■ MATERIAL SUPPLIED ■
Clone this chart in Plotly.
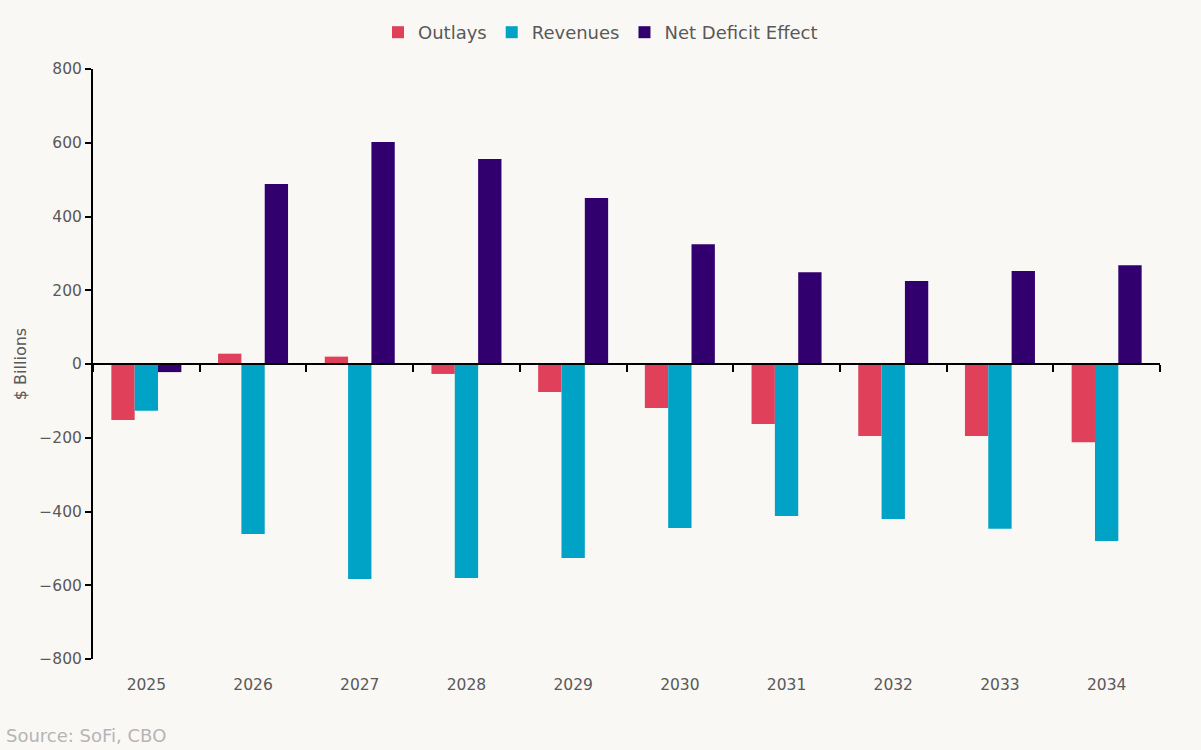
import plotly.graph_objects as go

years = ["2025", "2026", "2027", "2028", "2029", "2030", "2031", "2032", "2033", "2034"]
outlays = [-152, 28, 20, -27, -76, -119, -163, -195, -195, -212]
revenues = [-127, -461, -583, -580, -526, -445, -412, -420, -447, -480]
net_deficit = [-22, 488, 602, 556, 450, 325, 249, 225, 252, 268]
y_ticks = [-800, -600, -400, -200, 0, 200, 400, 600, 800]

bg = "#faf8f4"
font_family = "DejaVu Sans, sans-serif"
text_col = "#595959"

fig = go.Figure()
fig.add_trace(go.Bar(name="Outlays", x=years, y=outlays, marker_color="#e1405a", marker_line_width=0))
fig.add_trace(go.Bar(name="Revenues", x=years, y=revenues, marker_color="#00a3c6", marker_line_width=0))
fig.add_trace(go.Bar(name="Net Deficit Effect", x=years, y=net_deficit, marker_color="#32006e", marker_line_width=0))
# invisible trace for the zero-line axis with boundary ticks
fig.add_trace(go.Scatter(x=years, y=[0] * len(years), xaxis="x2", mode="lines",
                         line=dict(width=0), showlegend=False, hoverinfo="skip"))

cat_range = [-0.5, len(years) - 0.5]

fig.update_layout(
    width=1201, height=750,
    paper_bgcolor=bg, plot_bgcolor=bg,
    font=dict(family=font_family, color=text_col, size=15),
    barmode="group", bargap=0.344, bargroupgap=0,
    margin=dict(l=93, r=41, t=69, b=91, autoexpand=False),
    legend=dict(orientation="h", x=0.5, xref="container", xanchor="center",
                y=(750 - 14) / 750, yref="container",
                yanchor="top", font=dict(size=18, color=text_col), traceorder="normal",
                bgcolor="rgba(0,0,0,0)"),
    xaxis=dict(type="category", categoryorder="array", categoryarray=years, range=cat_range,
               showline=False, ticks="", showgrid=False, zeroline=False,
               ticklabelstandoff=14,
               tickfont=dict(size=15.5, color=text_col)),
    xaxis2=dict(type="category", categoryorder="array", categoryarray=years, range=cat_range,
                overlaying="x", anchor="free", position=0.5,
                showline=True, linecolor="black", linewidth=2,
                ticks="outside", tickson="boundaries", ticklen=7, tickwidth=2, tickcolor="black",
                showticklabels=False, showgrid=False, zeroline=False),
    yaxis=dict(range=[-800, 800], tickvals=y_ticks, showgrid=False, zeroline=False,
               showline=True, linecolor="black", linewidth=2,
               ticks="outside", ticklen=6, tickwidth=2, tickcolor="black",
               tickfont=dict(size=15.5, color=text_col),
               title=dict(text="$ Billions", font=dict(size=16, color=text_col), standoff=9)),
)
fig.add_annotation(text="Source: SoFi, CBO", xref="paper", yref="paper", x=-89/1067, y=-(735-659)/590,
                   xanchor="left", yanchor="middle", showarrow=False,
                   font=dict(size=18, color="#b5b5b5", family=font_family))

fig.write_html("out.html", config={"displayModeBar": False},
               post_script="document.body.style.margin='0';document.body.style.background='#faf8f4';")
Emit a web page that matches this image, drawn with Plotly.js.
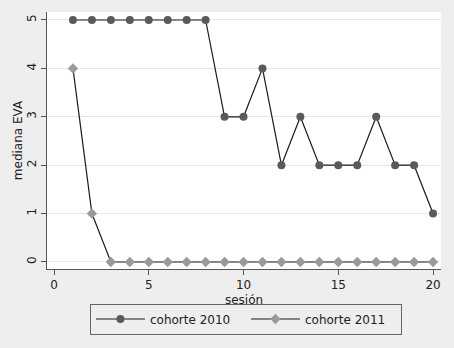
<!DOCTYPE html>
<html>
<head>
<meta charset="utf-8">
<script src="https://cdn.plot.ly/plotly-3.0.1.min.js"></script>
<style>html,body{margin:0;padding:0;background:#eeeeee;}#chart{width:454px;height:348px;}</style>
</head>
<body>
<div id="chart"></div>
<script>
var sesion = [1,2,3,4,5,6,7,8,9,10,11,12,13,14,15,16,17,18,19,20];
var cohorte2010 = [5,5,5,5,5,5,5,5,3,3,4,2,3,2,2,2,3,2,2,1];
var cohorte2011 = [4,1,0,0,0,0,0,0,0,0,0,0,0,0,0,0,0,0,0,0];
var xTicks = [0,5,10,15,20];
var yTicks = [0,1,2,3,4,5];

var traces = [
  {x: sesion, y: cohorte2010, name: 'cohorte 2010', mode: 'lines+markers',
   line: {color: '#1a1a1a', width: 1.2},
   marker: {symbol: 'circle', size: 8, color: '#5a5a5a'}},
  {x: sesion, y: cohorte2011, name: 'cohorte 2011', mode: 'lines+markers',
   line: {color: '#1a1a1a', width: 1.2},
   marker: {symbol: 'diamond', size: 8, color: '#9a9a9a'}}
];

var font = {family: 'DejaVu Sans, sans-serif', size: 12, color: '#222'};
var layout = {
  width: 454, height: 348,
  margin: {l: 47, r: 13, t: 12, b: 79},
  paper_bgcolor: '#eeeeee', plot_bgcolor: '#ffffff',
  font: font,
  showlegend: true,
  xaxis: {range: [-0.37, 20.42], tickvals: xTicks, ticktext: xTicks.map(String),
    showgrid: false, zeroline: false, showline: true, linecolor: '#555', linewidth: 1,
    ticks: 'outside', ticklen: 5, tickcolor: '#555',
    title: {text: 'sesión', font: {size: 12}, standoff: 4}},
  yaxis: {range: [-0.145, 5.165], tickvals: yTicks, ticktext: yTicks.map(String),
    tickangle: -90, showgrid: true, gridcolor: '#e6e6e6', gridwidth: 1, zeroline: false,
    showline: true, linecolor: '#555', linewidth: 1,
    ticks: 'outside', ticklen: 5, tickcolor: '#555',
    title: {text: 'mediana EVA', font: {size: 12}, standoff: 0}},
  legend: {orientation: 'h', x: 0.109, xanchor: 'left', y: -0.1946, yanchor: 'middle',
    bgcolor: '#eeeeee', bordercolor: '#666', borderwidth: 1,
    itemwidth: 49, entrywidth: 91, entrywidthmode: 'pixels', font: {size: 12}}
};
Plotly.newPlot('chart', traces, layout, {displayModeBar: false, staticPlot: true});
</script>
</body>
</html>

■ SET PROBLEM ■
Copy out each line exactly, without the pictures.

■ RESULT OF THIS EXERCISE ■
Clone this chart in Plotly.
import plotly.graph_objects as go

years = ["2025", "2026", "2027", "2028", "2029", "2030", "2031", "2032", "2033", "2034"]
outlays = [-152, 28, 20, -27, -76, -119, -163, -195, -195, -212]
revenues = [-127, -461, -583, -580, -526, -445, -412, -420, -447, -480]
net_deficit = [-22, 488, 602, 556, 450, 325, 249, 225, 252, 268]
y_ticks = [-800, -600, -400, -200, 0, 200, 400, 600, 800]

bg = "#faf8f4"
font_family = "DejaVu Sans, sans-serif"
text_col = "#595959"

fig = go.Figure()
fig.add_trace(go.Bar(name="Outlays", x=years, y=outlays, marker_color="#e1405a", marker_line_width=0))
fig.add_trace(go.Bar(name="Revenues", x=years, y=revenues, marker_color="#00a3c6", marker_line_width=0))
fig.add_trace(go.Bar(name="Net Deficit Effect", x=years, y=net_deficit, marker_color="#32006e", marker_line_width=0))
# invisible trace for the zero-line axis with boundary ticks
fig.add_trace(go.Scatter(x=years, y=[0] * len(years), xaxis="x2", mode="lines",
                         line=dict(width=0), showlegend=False, hoverinfo="skip"))

cat_range = [-0.5, len(years) - 0.5]

fig.update_layout(
    width=1201, height=750,
    paper_bgcolor=bg, plot_bgcolor=bg,
    font=dict(family=font_family, color=text_col, size=15),
    barmode="group", bargap=0.344, bargroupgap=0,
    margin=dict(l=93, r=41, t=69, b=91, autoexpand=False),
    legend=dict(orientation="h", x=0.5, xref="container", xanchor="center",
                y=(750 - 14) / 750, yref="container",
                yanchor="top", font=dict(size=18, color=text_col), traceorder="normal",
                bgcolor="rgba(0,0,0,0)"),
    xaxis=dict(type="category", categoryorder="array", categoryarray=years, range=cat_range,
               showline=False, ticks="", showgrid=False, zeroline=False,
               ticklabelstandoff=14,
               tickfont=dict(size=15.5, color=text_col)),
    xaxis2=dict(type="category", categoryorder="array", categoryarray=years, range=cat_range,
                overlaying="x", anchor="free", position=0.5,
                showline=True, linecolor="black", linewidth=2,
                ticks="outside", tickson="boundaries", ticklen=7, tickwidth=2, tickcolor="black",
                showticklabels=False, showgrid=False, zeroline=False),
    yaxis=dict(range=[-800, 800], tickvals=y_ticks, showgrid=False, zeroline=False,
               showline=True, linecolor="black", linewidth=2,
               ticks="outside", ticklen=6, tickwidth=2, tickcolor="black",
               tickfont=dict(size=15.5, color=text_col),
               title=dict(text="$ Billions", font=dict(size=16, color=text_col), standoff=9)),
)
fig.add_annotation(text="Source: SoFi, CBO", xref="paper", yref="paper", x=-89/1067, y=-(735-659)/590,
                   xanchor="left", yanchor="middle", showarrow=False,
                   font=dict(size=18, color="#b5b5b5", family=font_family))

fig.write_html("out.html", config={"displayModeBar": False},
               post_script="document.body.style.margin='0';document.body.style.background='#faf8f4';")
Emit a web page that matches this image, drawn with Plotly.js.
<!DOCTYPE html>
<html>
<head>
<meta charset="utf-8">
<script src="https://cdn.plot.ly/plotly-3.0.1.min.js"></script>
<style>html,body{margin:0;padding:0;background:#eeeeee;}#chart{width:454px;height:348px;}</style>
</head>
<body>
<div id="chart"></div>
<script>
var sesion = [1,2,3,4,5,6,7,8,9,10,11,12,13,14,15,16,17,18,19,20];
var cohorte2010 = [5,5,5,5,5,5,5,5,3,3,4,2,3,2,2,2,3,2,2,1];
var cohorte2011 = [4,1,0,0,0,0,0,0,0,0,0,0,0,0,0,0,0,0,0,0];
var xTicks = [0,5,10,15,20];
var yTicks = [0,1,2,3,4,5];

var traces = [
  {x: sesion, y: cohorte2010, name: 'cohorte 2010', mode: 'lines+markers',
   line: {color: '#1a1a1a', width: 1.2},
   marker: {symbol: 'circle', size: 8, color: '#5a5a5a'}},
  {x: sesion, y: cohorte2011, name: 'cohorte 2011', mode: 'lines+markers',
   line: {color: '#1a1a1a', width: 1.2},
   marker: {symbol: 'diamond', size: 8, color: '#9a9a9a'}}
];

var font = {family: 'DejaVu Sans, sans-serif', size: 12, color: '#222'};
var layout = {
  width: 454, height: 348,
  margin: {l: 47, r: 13, t: 12, b: 79},
  paper_bgcolor: '#eeeeee', plot_bgcolor: '#ffffff',
  font: font,
  showlegend: true,
  xaxis: {range: [-0.37, 20.42], tickvals: xTicks, ticktext: xTicks.map(String),
    showgrid: false, zeroline: false, showline: true, linecolor: '#555', linewidth: 1,
    ticks: 'outside', ticklen: 5, tickcolor: '#555',
    title: {text: 'sesión', font: {size: 12}, standoff: 4}},
  yaxis: {range: [-0.145, 5.165], tickvals: yTicks, ticktext: yTicks.map(String),
    tickangle: -90, showgrid: true, gridcolor: '#e6e6e6', gridwidth: 1, zeroline: false,
    showline: true, linecolor: '#555', linewidth: 1,
    ticks: 'outside', ticklen: 5, tickcolor: '#555',
    title: {text: 'mediana EVA', font: {size: 12}, standoff: 0}},
  legend: {orientation: 'h', x: 0.109, xanchor: 'left', y: -0.1946, yanchor: 'middle',
    bgcolor: '#eeeeee', bordercolor: '#666', borderwidth: 1,
    itemwidth: 49, entrywidth: 91, entrywidthmode: 'pixels', font: {size: 12}}
};
Plotly.newPlot('chart', traces, layout, {displayModeBar: false, staticPlot: true});
</script>
</body>
</html>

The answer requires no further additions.